Lemonade – Lemonade
‘Sweet & Sour’
What Lemonade lack in track number, they compensate for in length. Their six tracks together weigh in well over the half-hour mark and encompass upbeat electronica, acid house, punk-funk and flourishes of dub and even Arabic melody.
Hailing from San Francisco, now resident in Brooklyn, the trio combine their many influences with the ADD aplomb of fellow Californians Abe Vigoda. Whereas their sound is suited to the scuzzy punk of LA’s Club Smell, Lemonade are altogether more refined and destined to remain in upper East coast, loft-party reverence.
The indifferent opener is a 303-laden party-starter, suitable for discerning, cowbell-loving dance-floors.
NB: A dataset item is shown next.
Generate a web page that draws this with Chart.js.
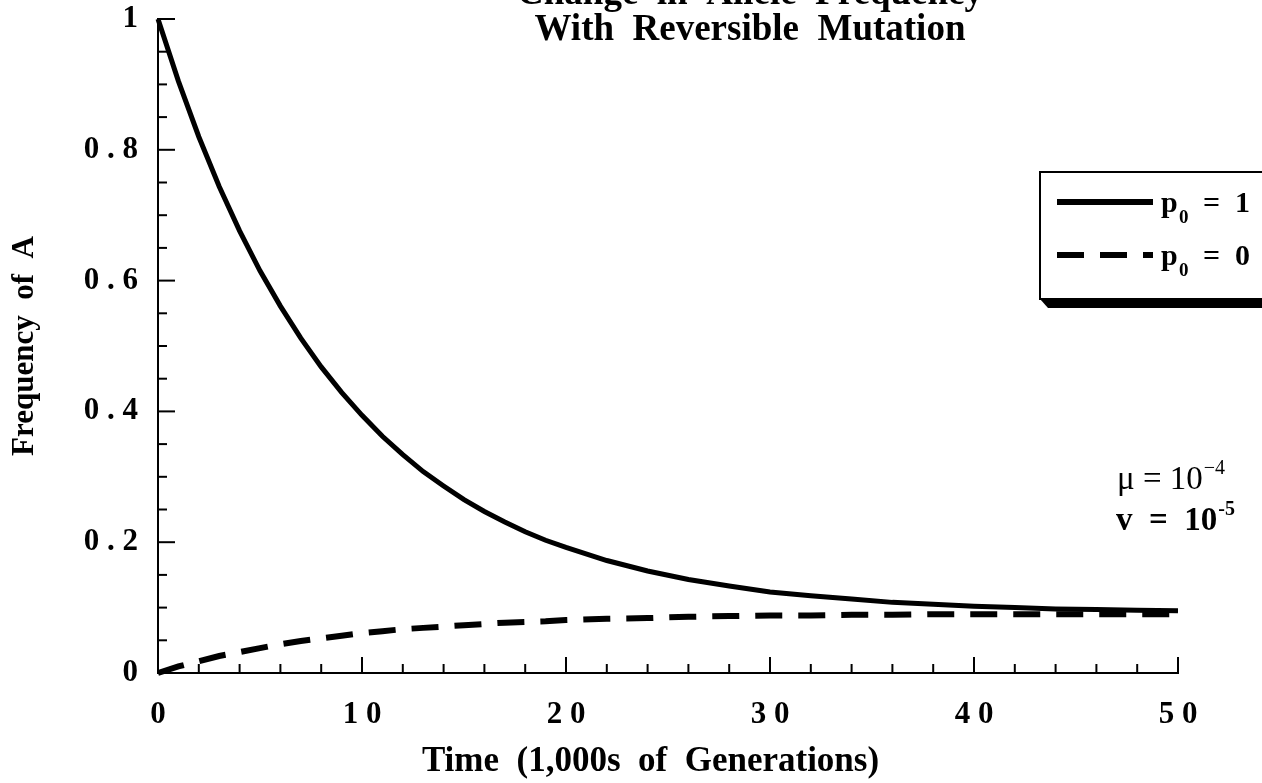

Beset with garbled vocal-FX, it would have been best merged into the lolloping bass frequencies of ‘Unreal’, a reverb-heavy, tribal-trance number similar to John Lydon’s experiments with Leftfield. ‘Nasifon’ brings some (snake) charm to the mix, coquettishly looping round tribal rhythms and house beats.
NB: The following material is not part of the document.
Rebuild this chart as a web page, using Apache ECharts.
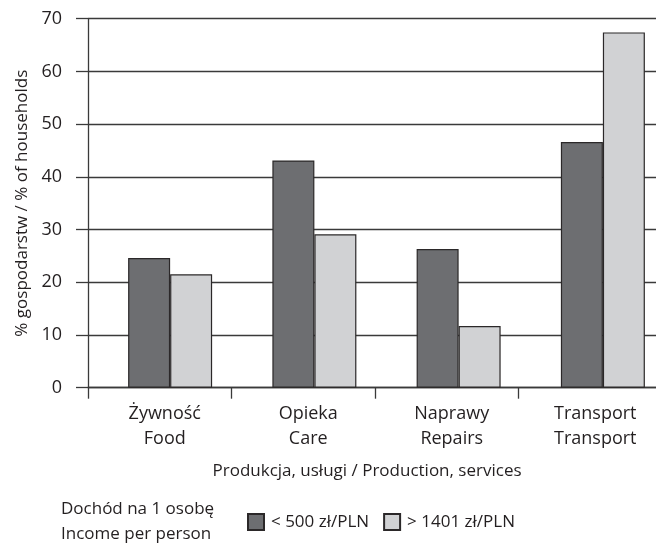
<!DOCTYPE html>
<html><head><meta charset="utf-8">
<script src="https://cdn.jsdelivr.net/npm/echarts@6/dist/echarts.min.js"></script>
<style>html,body{margin:0;padding:0;background:#fff}#c{width:656px;height:544px}</style>
</head><body><div id="c"></div>
<script>
const categories = ["Żywność\nFood", "Opieka\nCare", "Naprawy\nRepairs", "Transport\nTransport"];
const seriesNames = ["< 500 zł/PLN", "> 1401 zł/PLN"];
const lowIncome = [24.6, 43.1, 26.3, 46.6];
const highIncome = [21.5, 29.1, 11.7, 67.4];
const yTicks = [0, 10, 20, 30, 40, 50, 60, 70];
const xAxisName = "Produkcja, usługi / Production, services";
const yAxisName = "% gospodarstw / % of households";
const legendTitle = "Dochód na 1 osobę\nIncome per person";

const FONT = "Open Sans";
const TXT = "#231f20";
const LINE = "#3a3a3a";
const chart = echarts.init(document.getElementById('c'), null, {renderer: 'canvas'});
chart.setOption({
  animation: false,
  textStyle: {fontFamily: FONT, color: TXT},
  title: {
    text: legendTitle, left: 61, top: 497, padding: 0,
    textStyle: {fontFamily: FONT, fontSize: 17, fontWeight: 'normal', color: TXT, lineHeight: 25}
  },
  legend: {
    data: seriesNames, left: 247, top: 513, itemWidth: 16, itemHeight: 16, itemGap: 14,
    icon: 'rect', padding: 0,
    textStyle: {fontFamily: FONT, fontSize: 17, color: TXT, padding: [0, 0, 0, 2]}
  },
  grid: [
    {left: 88, top: 18.7, height: 369, width: 574, outerBoundsMode: 'none', containLabel: false},
    {left: 98, top: 18.7, height: 369, width: 577, outerBoundsMode: 'none', containLabel: false}
  ],
  xAxis: [
    {type: 'category', gridIndex: 0, data: categories, boundaryGap: true,
     axisLine: {lineStyle: {color: LINE, width: 1.3}},
     axisTick: {show: true, length: 11, inside: false, lineStyle: {color: LINE, width: 1.3}},
     axisLabel: {fontFamily: FONT, fontSize: 18, color: TXT, lineHeight: 25, margin: 14, padding: [0, 0, 0, 10]},
     name: xAxisName, nameLocation: 'middle', nameGap: 75,
     nameTextStyle: {fontFamily: FONT, fontSize: 17, color: TXT, padding: [0, 16, 0, 0]}
    },
    {type: 'category', gridIndex: 1, data: categories, show: false}
  ],
  yAxis: [
    {type: 'value', gridIndex: 0, min: 0, max: 70, interval: 10,
     axisLine: {show: true, lineStyle: {color: LINE, width: 1.3}},
     axisTick: {show: true, length: 12, lineStyle: {color: LINE, width: 1.3}},
     axisLabel: {fontFamily: FONT, fontSize: 18, color: TXT, margin: 26,
       formatter: v => yTicks.includes(v) ? String(v) : ''},
     splitLine: {show: true, lineStyle: {color: LINE, width: 1.3}},
     name: yAxisName, nameLocation: 'middle', nameGap: 56,
     nameTextStyle: {fontFamily: FONT, fontSize: 17, color: TXT}
    },
    {type: 'value', gridIndex: 1, min: 0, max: 70, show: false}
  ],
  series: [
    {name: seriesNames[0], type: 'bar', xAxisIndex: 1, yAxisIndex: 1, data: lowIncome,
     barWidth: 42, barGap: '0%',
     itemStyle: {color: '#6d6e71', borderColor: '#2b2829', borderWidth: 1.2}},
    {name: seriesNames[1], type: 'bar', xAxisIndex: 1, yAxisIndex: 1, data: highIncome,
     barWidth: 42, barGap: '0%',
     itemStyle: {color: '#d1d2d4', borderColor: '#2b2829', borderWidth: 1.2}}
  ]
});
</script></body></html>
The urban shout of ‘Real Slime’ is abrasively oiksome but mercifully short, whilst ‘Sunchips’ is not at all for the shy and retiring, reprising and embellishing the speaker-shaking dub of ‘Unreal’, pairing it with a haunting keyboard refrain and Lydon-like warbling. The closing, pseudo-ambience of ‘Bliss Out’ thunders like The Prodigy once did, giving way to a twinkling sample and dreamy vocals professing that “we’re all having a good time”.
Lemonade are less a question of lemons and more a question of tea and cups thereof. They have enough substance to garner more than just scenester support, but too much variety to tie them to a particular demographic. Sufficiently sweet, yet part sour: true lemonade indeed.